Il y a donc eu, autrefois, un projet qui n'était pas d'écriture, mais d'écrire. Que signifie autrefois? Est-ce un passé révolu? Définitivement passé? Ou un passé qui passe encore, qui continue à passer? Etant donné que Blanchot continue à écrire, dans le temps où il signe ce texte, c'est qu'alors ce passé n'est pas encore passé. Pour que nous le lisions, il aura fallu qu'il écrive. Lisons donc l'interprétation qu'en propose Derrida, qui cite ce fragment de texte avec insistance - car la question du projet d'écrire le touche lui aussi, intimement.

"Autrefois ne renvoie pas à une date, au passé d'un événement, plutôt à la structure du rapport à elle, la parole, à elles. Le moment..." (Derrida Pas, dans Parages, p79). Ce moment n'est pas un moment dans le temps, c'est un moment prophétique dans l'absence de temps (p78), dit Derrida. Prophétique pourquoi?

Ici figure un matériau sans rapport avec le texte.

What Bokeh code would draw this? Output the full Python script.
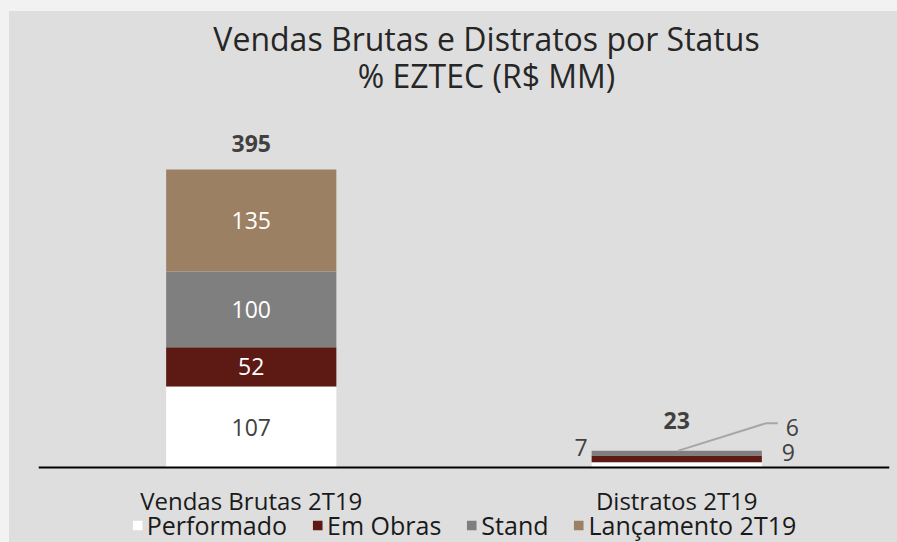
from bokeh.plotting import figure
from bokeh.models import FactorRange, Range1d, Legend, LegendItem, ColumnDataSource, Label
from bokeh.core.properties import value
from bokeh.embed import file_html
from bokeh.resources import INLINE

# ---- data ----
categories = ["Vendas Brutas 2T19", "Distratos 2T19"]
statuses = ["Performado", "Em Obras", "Stand", "Lançamento 2T19"]
performado = [107, 7]
em_obras = [52, 9]
stand = [100, 6]
lancamento = [135, 0]
totals = [395, 23]
title_lines = ["Vendas Brutas e Distratos por Status", "% EZTEC (R$ MM)"]

colors = ["#ffffff", "#5d1914", "#7f7f7f", "#9c8064"]
FONT = "Open Sans"
BG = "#dedede"
OUTER = "#f2f2f2"

W, H = 897, 542
LEFT, RIGHT, TOP = 38, 8, 11
AXIS_FROM_BOTTOM = 75
PX_PER_UNIT = 298 / 394.0
FRAME_W = W - LEFT - RIGHT
y0 = -AXIS_FROM_BOTTOM / PX_PER_UNIT
y1 = (H - TOP - AXIS_FROM_BOTTOM) / PX_PER_UNIT

p = figure(width=W, height=H,
           x_range=FactorRange(*categories),
           y_range=Range1d(y0, y1),
           output_backend="svg", toolbar_location=None,
           min_border_left=LEFT, min_border_right=RIGHT,
           min_border_top=TOP, min_border_bottom=0,
           y_axis_location=None)
p.background_fill_color = BG
p.border_fill_color = None
p.styles = {"background": f"linear-gradient({BG}, {BG}) 9px {TOP}px / {W - 9}px {H - TOP}px no-repeat, {OUTER}"}
p.outline_line_color = None
p.grid.visible = False

src = ColumnDataSource(dict(cat=categories, Performado=performado,
                            **{"Em Obras": em_obras, "Stand": stand,
                               "Lançamento 2T19": lancamento}))
rends = p.vbar_stack(statuses, x="cat", width=0.4, source=src,
                     color=colors, line_color=None)

ax = p.xaxis[0]
ax.fixed_location = 0
ax.axis_line_color = "#000000"
ax.axis_line_width = 2
ax.major_tick_line_color = None
ax.minor_tick_line_color = None
ax.major_label_standoff = 10
ax.major_label_text_font = FONT
ax.major_label_text_font_size = "24px"
ax.major_label_text_color = "#1a1a1a"

# ---- inside labels for first bar ----
series = [performado, em_obras, stand, lancamento]
lab_colors = ["#404040", "#ffffff", "#ffffff", "#ffffff"]
xs, ys, ts, cs = [], [], [], []
cum = 0
for s, c in zip(series, lab_colors):
    v = s[0]
    xs.append(categories[0]); ys.append(cum + v / 2); ts.append(str(v)); cs.append(c)
    cum += v
p.text(x="cat", y="y", text="t", text_color="c",
       source=ColumnDataSource(dict(cat=xs, y=ys, t=ts, c=cs)),
       text_font=value(FONT), text_font_size="23px",
       text_align="center", text_baseline="middle")

# ---- outside labels for second bar ----
d = [s[1] for s in series]
mid_perf = d[0] / 2
mid_obras = d[0] + d[1] / 2
mid_stand = d[0] + d[1] + d[2] / 2
top2 = d[0] + d[1] + d[2] + d[3]
out = dict(cat=[categories[1]] * 3,
           y=[mid_perf, mid_obras, mid_stand],
           t=[str(d[0]), str(d[1]), str(d[2])],
           xo=[-89, 105, 109], yo=[-17, -6, -26],
           al=["right", "left", "left"])
p.text(x="cat", y="y", text="t", x_offset="xo", y_offset="yo", text_align="al",
       source=ColumnDataSource(out), text_color="#404040",
       text_font=value(FONT), text_font_size="23px", text_baseline="middle")

# leader line for the Stand label (synthetic categorical coordinates)
unit_w = FRAME_W / 2.0
cx = 1.5
p.line(x=[cx + 1 / unit_w, cx + 89 / unit_w, cx + 101 / unit_w],
       y=[top2, top2 + 27.5 / PX_PER_UNIT, top2 + 27.5 / PX_PER_UNIT],
       line_color="#a6a6a6", line_width=2)

# ---- totals ----
stack_tops = [sum(s[i] for s in series) for i in range(2)]
p.text(x="cat", y="y", text="t", y_offset="yo",
       source=ColumnDataSource(dict(cat=categories, y=stack_tops,
                                    t=[str(t) for t in totals], yo=[-26, -30])),
       text_color="#404040", text_font=value(FONT), text_font_size="23px",
       text_font_style="bold", text_align="center", text_baseline="middle")

# ---- title ----
title_x = 1.0 + (486 - LEFT - unit_w) / unit_w
axis_y = H - AXIS_FROM_BOTTOM
p.add_layout(Label(x=title_x, y=(axis_y - 38) / PX_PER_UNIT,
                   text=title_lines[0], text_font=FONT, text_font_size="32px",
                   text_color="#262626", text_align="center", text_baseline="middle"))
p.add_layout(Label(x=title_x, y=(axis_y - 75) / PX_PER_UNIT,
                   text=title_lines[1], text_font=FONT, text_font_size="32px",
                   text_color="#262626", text_align="center", text_baseline="middle"))

# ---- legend ----
legend = Legend(items=[LegendItem(label=s, renderers=[r]) for s, r in zip(statuses, rends)],
                orientation="horizontal", location="bottom_center",
                label_text_font=FONT, label_text_font_size="25px",
                label_text_color="#1a1a1a",
                glyph_width=12, glyph_height=12, label_standoff=4, spacing=24,
                padding=0, margin=0, background_fill_alpha=0, border_line_alpha=0)
p.add_layout(legend)

open("out.html", "w").write(file_html(p, INLINE))
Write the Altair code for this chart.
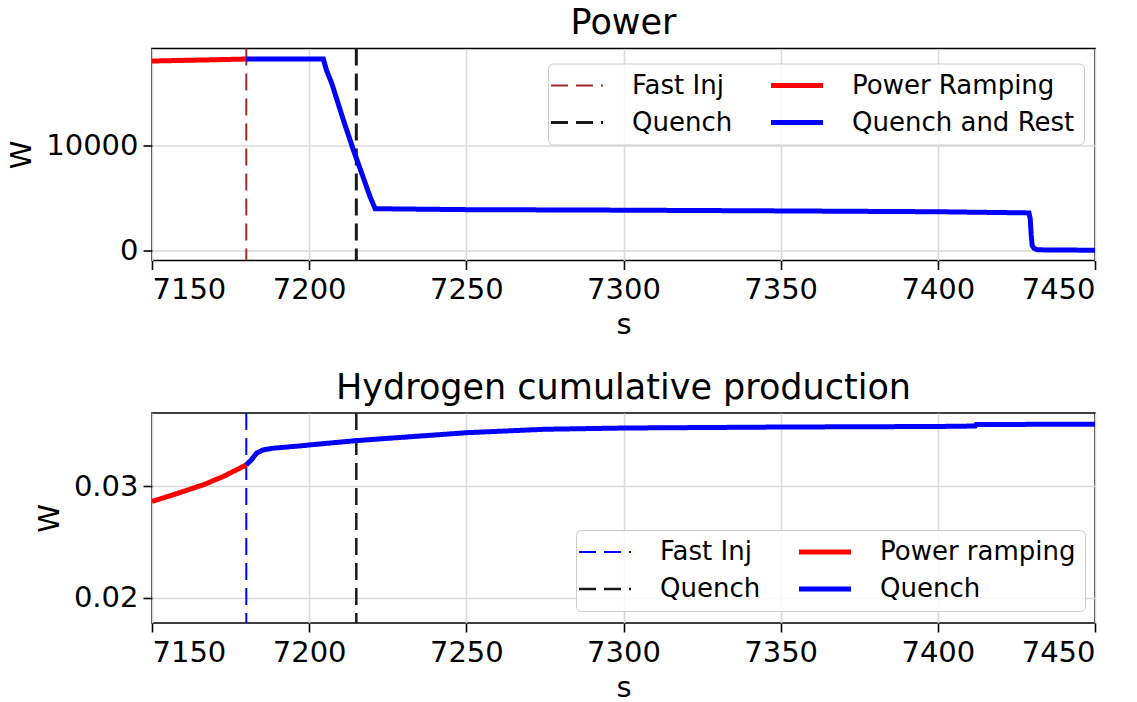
import json
import altair as alt
import pandas as pd

FONT = "DejaVu Sans"

# ---------------- data ----------------
x_ticks = [7150, 7200, 7250, 7300, 7350, 7400, 7450]

# Power panel
power_ramp_t = [7150, 7160, 7170, 7180]
power_ramp_w = [18000, 18060, 18120, 18190]
power_rest_t = [7180, 7204.5, 7205.5, 7207.2, 7210.9, 7214.1, 7216.2, 7219.4, 7221,
                7250, 7300, 7350, 7400, 7429, 7429.4, 7429.7, 7430, 7430.6, 7431.5,
                7435, 7450]
power_rest_w = [18190, 18190, 17140, 15870, 12380, 9520, 7780, 5080, 3970,
                3880, 3830, 3760, 3680, 3570, 3000, 1500, 500, 200, 80,
                40, 30]
power_events_t = [7180, 7215]
# legend order (column-major): Fast Inj, Quench | Power Ramping, Quench and Rest
power_keys = ["fi", "q", "pr", "qr"]
power_labels = ["Fast Inj", "Quench", "Power Ramping", "Quench and Rest"]
power_colors = ["#a52a2a", "#1a1a1a", "#ff0000", "#0000ff"]
power_widths = [2, 3, 5, 5]
power_yticks = [0, 10000]

# Hydrogen panel
h2_ramp_t = [7150, 7156.8, 7166.3, 7172.7, 7180]
h2_ramp_v = [0.02866, 0.02926, 0.03015, 0.03090, 0.03194]
h2_quench_t = [7180, 7181.6, 7183.3, 7185.4, 7188.6, 7197, 7200, 7215, 7250, 7275,
               7300, 7350, 7400, 7411.9, 7412.2, 7450]
h2_quench_v = [0.03194, 0.03239, 0.0330, 0.03329, 0.03344, 0.03364, 0.03373, 0.03412,
               0.03483, 0.03514, 0.03525, 0.03534, 0.03539, 0.03543, 0.03557, 0.03559]
h2_events_t = [7180, 7215]
h2_keys = ["fi", "q", "pr", "qr"]
h2_labels = ["Fast Inj", "Quench", "Power ramping", "Quench"]
h2_colors = ["#0000ff", "#1a1a1a", "#ff0000", "#0000ff"]
h2_widths = [2, 2.5, 5, 5]
h2_yticks = [0.02, 0.03]

dashes = [[17, 8], [17, 8], [1, 0], [1, 0]]


def panel(title, line_t1, line_v1, line_t2, line_v2, ev_t, keys, labels, colors,
          widths, ydomain, yticks, yfmt, height, lx, ly):
    wmap = dict(zip(keys, widths))
    lines = pd.DataFrame({
        "t": list(line_t1) + list(line_t2),
        "v": list(line_v1) + list(line_v2),
        "key": [keys[2]] * len(line_t1) + [keys[3]] * len(line_t2),
    })
    lines["w"] = lines["key"].map(wmap)
    events = pd.DataFrame({"t": ev_t, "key": [keys[0], keys[1]]})
    events["w"] = events["key"].map(wmap)
    label_map = json.dumps(dict(zip(keys, labels)))
    width_map = json.dumps(wmap)
    legend = alt.Legend(
        title=None, orient="none", legendX=lx, legendY=ly, columns=2,
        symbolType="stroke", symbolSize=2704, symbolOffset=7,
        labelFontSize=26, labelFont=FONT,
        labelColor="black", labelOffset=42, columnPadding=28, rowPadding=11,
        padding=9, fillColor="rgba(255,255,255,0.8)", strokeColor="#cccccc",
        cornerRadius=5, labelExpr=f"{label_map}[datum.label]", labelLimit=400,
        symbolStrokeWidth={"expr": f"({width_map})[datum && datum.value] || 5"},
    )
    color = alt.Color("key:N", scale=alt.Scale(domain=keys, range=colors), legend=legend)
    dash = alt.StrokeDash("key:N", scale=alt.Scale(domain=keys, range=dashes), legend=legend)
    sw = alt.StrokeWidth("w:Q", scale=None)
    xenc = alt.X("t:Q", scale=alt.Scale(domain=[7150, 7450], nice=False, zero=False),
                 axis=alt.Axis(values=x_ticks, format="d", title="s"))
    rules = alt.Chart(events).mark_rule().encode(x=xenc, color=color, strokeDash=dash,
                                                  strokeWidth=sw)
    line = alt.Chart(lines).mark_line(clip=True).encode(
        x=xenc,
        y=alt.Y("v:Q", scale=alt.Scale(domain=ydomain, nice=False, zero=False),
                axis=alt.Axis(values=yticks, format=yfmt, title="W")),
        color=color, strokeDash=dash, strokeWidth=sw, detail="key:N",
    )
    return alt.layer(rules, line).properties(
        width=943, height=height,
        title=alt.Title(title, fontSize=35, font=FONT, fontWeight="normal",
                        color="black", offset=6),
    )


top = panel("Power", power_ramp_t, power_ramp_w, power_rest_t, power_rest_w,
            power_events_t, power_keys, power_labels, power_colors, power_widths,
            [-952, 19190], power_yticks, "d", 212, 396, 15)
bottom = panel("Hydrogen cumulative production", h2_ramp_t, h2_ramp_v, h2_quench_t,
               h2_quench_v, h2_events_t, h2_keys, h2_labels, h2_colors, h2_widths,
               [0.01774, 0.0366], h2_yticks, ".2f", 210, 424, 117)

chart = alt.vconcat(top, bottom, spacing=28.5).resolve_scale(
    color="independent", strokeDash="independent"
).resolve_legend(
    color="independent", strokeDash="independent"
).properties(
    padding={"left": 6, "top": 4.5, "right": 5, "bottom": 0},
    background="white",
).configure_view(
    stroke="black", strokeWidth=1.6
).configure_axis(
    labelFont=FONT, labelFontSize=29, labelColor="black",
    titleFont=FONT, titleFontSize=29, titleFontWeight="normal", titleColor="black",
    grid=True, gridColor="#d9d9d9", gridWidth=1.6,
    domain=False, tickColor="black", tickWidth=1.6, tickSize=9,
).configure_axisX(
    labelPadding=6, titlePadding=6,
).configure_axisY(
    labelPadding=5, titlePadding=9,
)

chart.save("out.html", embed_options={"renderer": "svg", "actions": False})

Blanchot s'adresse à "Elles", qui ne sont pas (selon Derrida) des interlocutrices, des femmes, mais un lieu appelé, un lieu sans nom, le lieu d'une parole secrète qui ne parle pas, d'une pensée silencieuse d'avant la parole, un lieu privé d'intimité dit Blanchot, un lieu de détresse, de joie et de rire, le lieu lointain d'un commandement mystérieux, d'une affirmation toute puissante, si proche qu'il faut dire au présent, par rapport à Elles, "je pense qu'il me faut écrire", en ce moment même. Et s'adressant à Elles, ce mot (écrire) devient tout autre (Blanchot, Celui qui ne m'accompagnait pas). La prophétie est là, dans la promesse toute autre du projet d'écrire dont Blanchot dit qu'il aurait pu contribuer à les sauver (elles). Quel salut? Et qu'est-ce qui est ici à préserver, indemne et sauf? Il faut pour répondre élargir la portée de la citation de Blanchot, la décomposer, en faire un questionnement plus large sur la pensée et l'écriture. Dans ce texte de fiction, ce sont les catégories mêmes dans lesquelles nous sommes amenés à penser l'écriture qui sont débordées.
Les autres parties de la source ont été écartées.